The hardware used to print digital media has also imposed a need for media to lift its game. For example, media that is very narrowly talented in dealing with one type of ink no longer makes it in a market where several ink types share the space. Pedestrian paced drying characteristics do not cut it either, with even basic printers now able to crank out print at a rapid pace. Media has to reconcile a need to serve as a primary foundation for cured inks and be somewhat soluble in the carrier vehicle used in solvent inks.
A new landscape
Getting the performance of vinyl for specific applications just right requires rigorous
testing, and long-term research and development commitment
Media manufacturers have in many cases responded and, in fewer cases, actually innovated ahead. Today, media with the best broad spectrum compatibility and the most benign handling has carved a position as reference standards. That is the place where theoretical performance meets the real world; output in the hand is the measure by which both media and printer are judged. Changing media is known in some cases to produce improvements more akin to upgrading a printer. So, the media a producer may be using today could actually be lagging the best quality exemplars and reference materials in the market. Lots of available performance improvements cost only pennies per square metre extra and are worth seeking out.
Adhesive is the unsung hero, and probably the least understood component in modern media and materials. Adhesive sits between the jobs produced and the surfaces to which they are applied, and also sits between a reliable applied graphic and its absolute failure, and all the implied consequences. Adhesives comprise complex chemical brews and are designed with application demands in mind. The bill of materials can be significantly reduced by using marginal quality components, but this is a step too far in some cases and major failures have been known.
Adhesive is the unsung hero, and probably the least understood component in modern media and materials”
Adhesives, like inks and media, have to reconcile seemingly impossible demands. On the one hand, they need to exert sufficient grip on the objects to which they are applied so that a reliable bond is produced, but on the other, if the result is something that grabs the very moment it touches anything, it would be practically unusable. There is an end of life performance requirement to consider too. It is expected of media and materials these days that, when applied graphics are removed, the adhesive will remove cleanly too. Cohesive strength and management of differing bond levels need to be understood.
This assembly of connected performance expectations has been set because some media and material are able to fully deliver it. The state-of-the-art in this area have actually produced fully cross-linked adhesives that offer a useful degree of repositionability, a highly developed ultimate bond and very clean removal. If we add to this an engineered ability to work with air evacuation systems for faster application, and high resistance to the effects of moisture, you have an adhesive worthy of the needs imposed by its likely application.
Adhesives speak loudly for the total character of media and materials too. Some materials fight the applicator every inch of the way while others are a dream to work with”
Poor adhesive performance produces inexplicable failures in applied jobs. If luck is onside, the job will actually fail during application, simply failing to stick or exhibiting reluctance to bond quickly.
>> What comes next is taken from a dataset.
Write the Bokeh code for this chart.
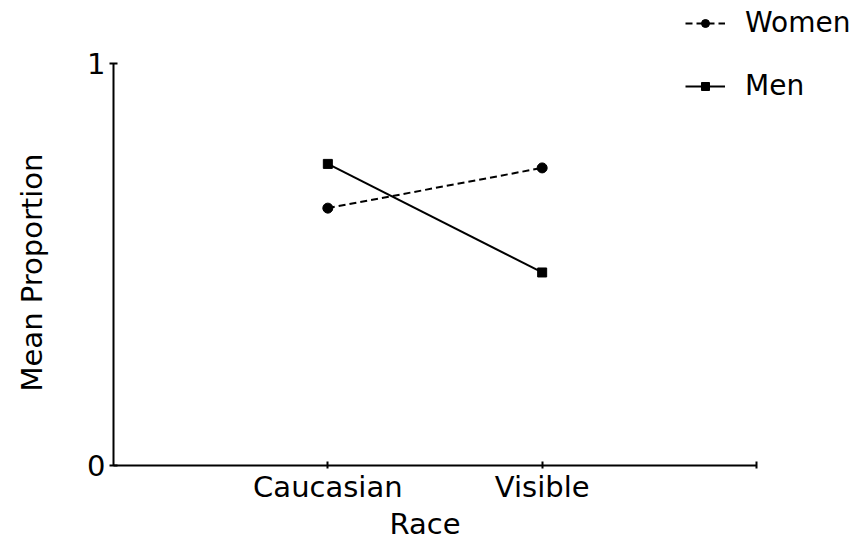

If luck is off somewhere else, the failure will happen in use and the applied graphic will peel, curl up or might even drop off leaving a plasticiser compromised mess behind. Although it is unseen, adhesive is more determining of all round performance than most might think. Compromises in the adhesive design are clear pointers to costly failure and, ironically, the failed reputation this produces really does stick.
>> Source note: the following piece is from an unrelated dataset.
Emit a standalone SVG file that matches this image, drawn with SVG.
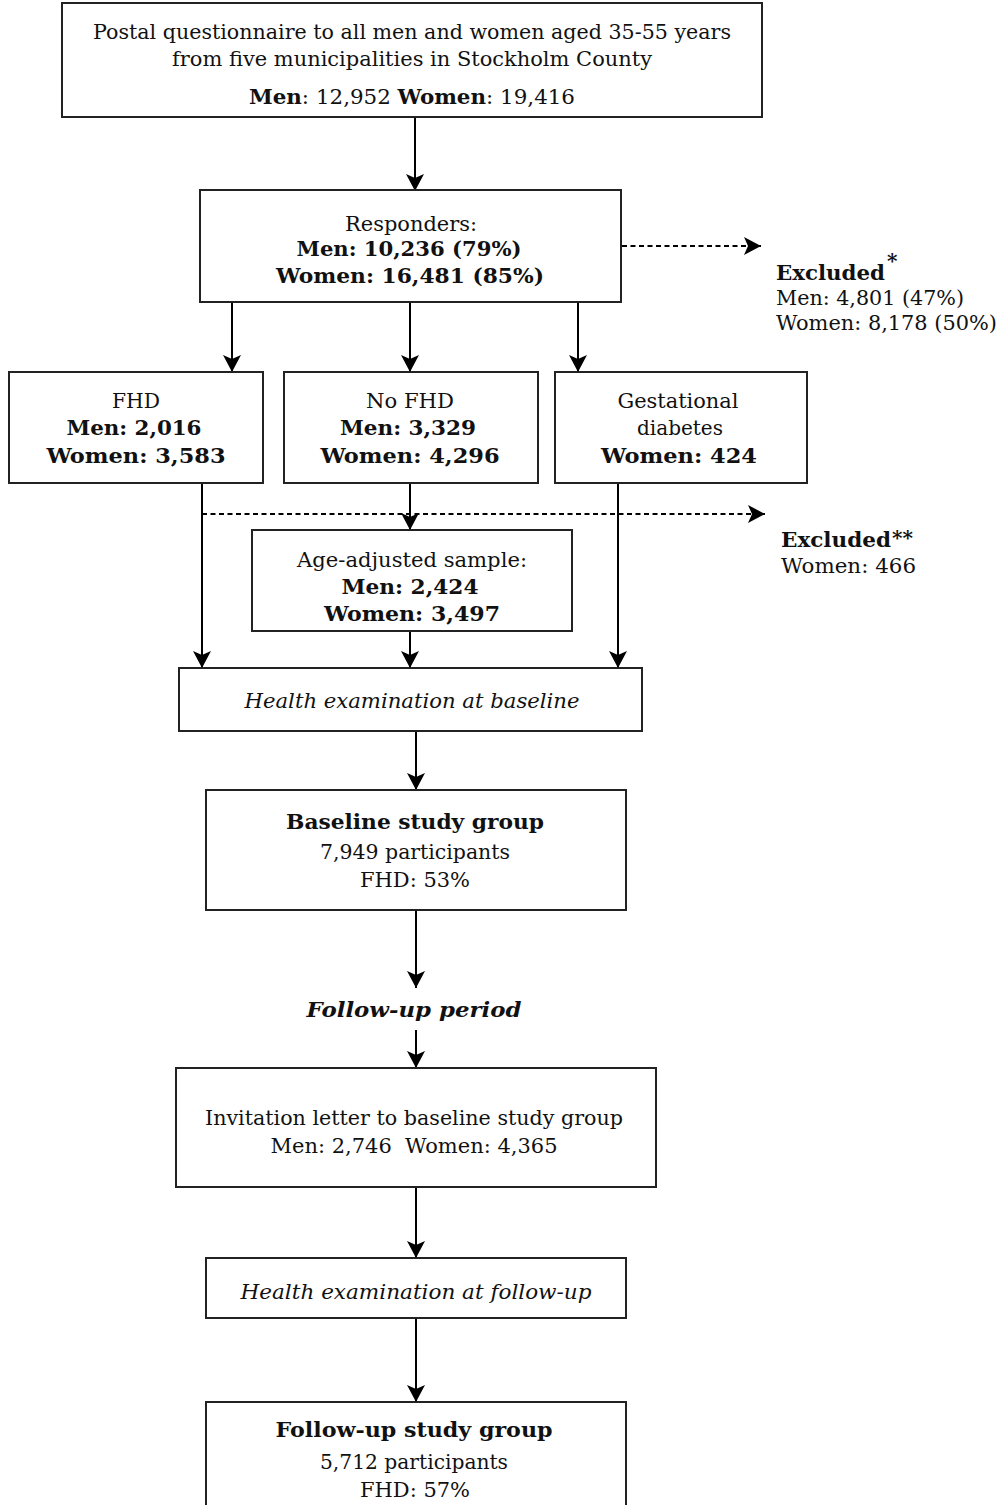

Adhesives speak loudly for the total character of media and materials too. Some materials fight the applicator every inch of the way while others are a dream to work with. The difference may distil to pennies saved or could even be costing more. Indicated action? Look for signs of technical leadership and follow them.
On the face of it
Today’s sign and display materials are on the very outer limit of synthetic
material development
Developments in the general area of facefilms have produced performance improvement that have made some classes of media much more compliant with demanding applications, including wrapping. One very welcome development is the advent of matched laminates.
Laminates are needed to protect printed graphics is situations where the application demands it. A poorly matched laminate can completely negate the value of an advanced facefilm in terms of its application handling. Also, in some situations, plasticisers are known to migrate and, in so doing, break down the adhesive layer between the two films. Thankfully, such issues are what sparks a response and some manufacturers are alert to the need for mechanically matched laminates, products that feel and perform like the printed facefilms they protect and that are chemically compatible.
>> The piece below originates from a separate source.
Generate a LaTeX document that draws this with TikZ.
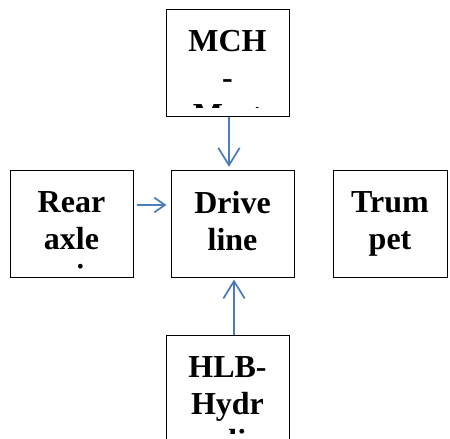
\documentclass[tikz,border=0pt]{standalone}
\usepackage{fontspec}
\setmainfont{Liberation Serif}
\usetikzlibrary{arrows.meta,positioning}
\definecolor{linkblue}{RGB}{74,126,187}

\begin{document}
\begin{tikzpicture}[x=0.75pt,y=-0.75pt,node distance=120.75pt,
    block/.style={draw,line width=0.75pt,inner sep=0pt,
      minimum width=92.25pt,minimum height=80.25pt},
    blocktext/.style={inner sep=0pt,align=center,
      font=\fontsize{24}{27.75}\selectfont\bfseries},
    feed/.style={draw=linkblue,line width=1.3pt,
      -{Straight Barb[length=13pt,width=16pt]}}]

  \useasboundingbox (0,0) rectangle (450,439);
  \clip (0,0) rectangle (450,439);

  \node[block] (drive) at (232.5,223.5) {};
  \node[block] (mch) [above of=drive, xshift=-3.75pt] {};
  \node[block] (rear) [left of=drive] {};
  \node[block,minimum width=85.5pt] (trumpet) [right of=drive, xshift=-2.6pt] {};
  \node[block] (hlb) [below of=drive, xshift=-3.75pt, yshift=-3pt] {};

  % texts run over the boxes and are cut off
  \begin{scope}
    \clip (mch.north west) rectangle ([yshift=6.75pt]mch.south east);
    \node[blocktext,below=16pt of mch.north] (mchtext) {MCH\\-\\Mast};
  \end{scope}
  \begin{scope}
    \clip (rear.north west) rectangle ([yshift=6.75pt]rear.south east);
    \node[blocktext,below=16pt of rear.north] (reartext) {Rear\\axle\\\phantom{u}i};
  \end{scope}
  \begin{scope}
    \clip (drive.north west) rectangle ([yshift=6.75pt]drive.south east);
    \node[blocktext,below=16pt of drive.north] (drivetext) {Drive\\line};
  \end{scope}
  \begin{scope}
    \clip (trumpet.north west) rectangle ([yshift=6.75pt]trumpet.south east);
    \node[blocktext,below=16pt of trumpet.north] (trumpettext) {Trum\\pet};
  \end{scope}
  \begin{scope}
    \clip (hlb.north west) rectangle ([yshift=6.75pt]hlb.south east);
    \node[blocktext,below=16pt of hlb.north] (hlbtext) {HLB-\\Hydr\\aulic};
  \end{scope}

  \draw[feed,shorten >=2pt] ([xshift=1.1pt]mch.south) -- ([xshift=1.1pt]mch.south |- drive.north);
  \draw[feed,shorten >=1.5pt] ([xshift=4.9pt]hlb.north) -- ([xshift=4.9pt]hlb.north |- drive.south);
  \draw[feed,-{Straight Barb[length=8pt,width=11pt]},shorten <=2.25pt,shorten >=3pt]
    ([yshift=13.9pt]rear.east) -- ([yshift=13.9pt]rear.east -| drive.west);

\end{tikzpicture}
\end{document}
Looking forward, you have only to regress the trajectory of recent developments to get a sense of what is to come”
In general, preferences tend to gravitate to the familiar, but this may be to the detriment of overall performance if media and materials are chosen as much out of habit as any other motivation. Things have moved on and media and materials now perform in applications that would have been out of bounds only a few years ago. Companies that are confident in their advanced products’ performance and the value of the science that makes them possible will not be shy about sharing the experience. They will willingly make production sample available and will have functional experts available to guide those looking for improvement.
Looking forward, you have only to regress the trajectory of recent developments to get a sense of what is to come. Media and materials are certain to support ever faster hardware, easier application, and produce a finished result that does not just look the part, but can be trusted all day and every day to perform, whatever comes its way.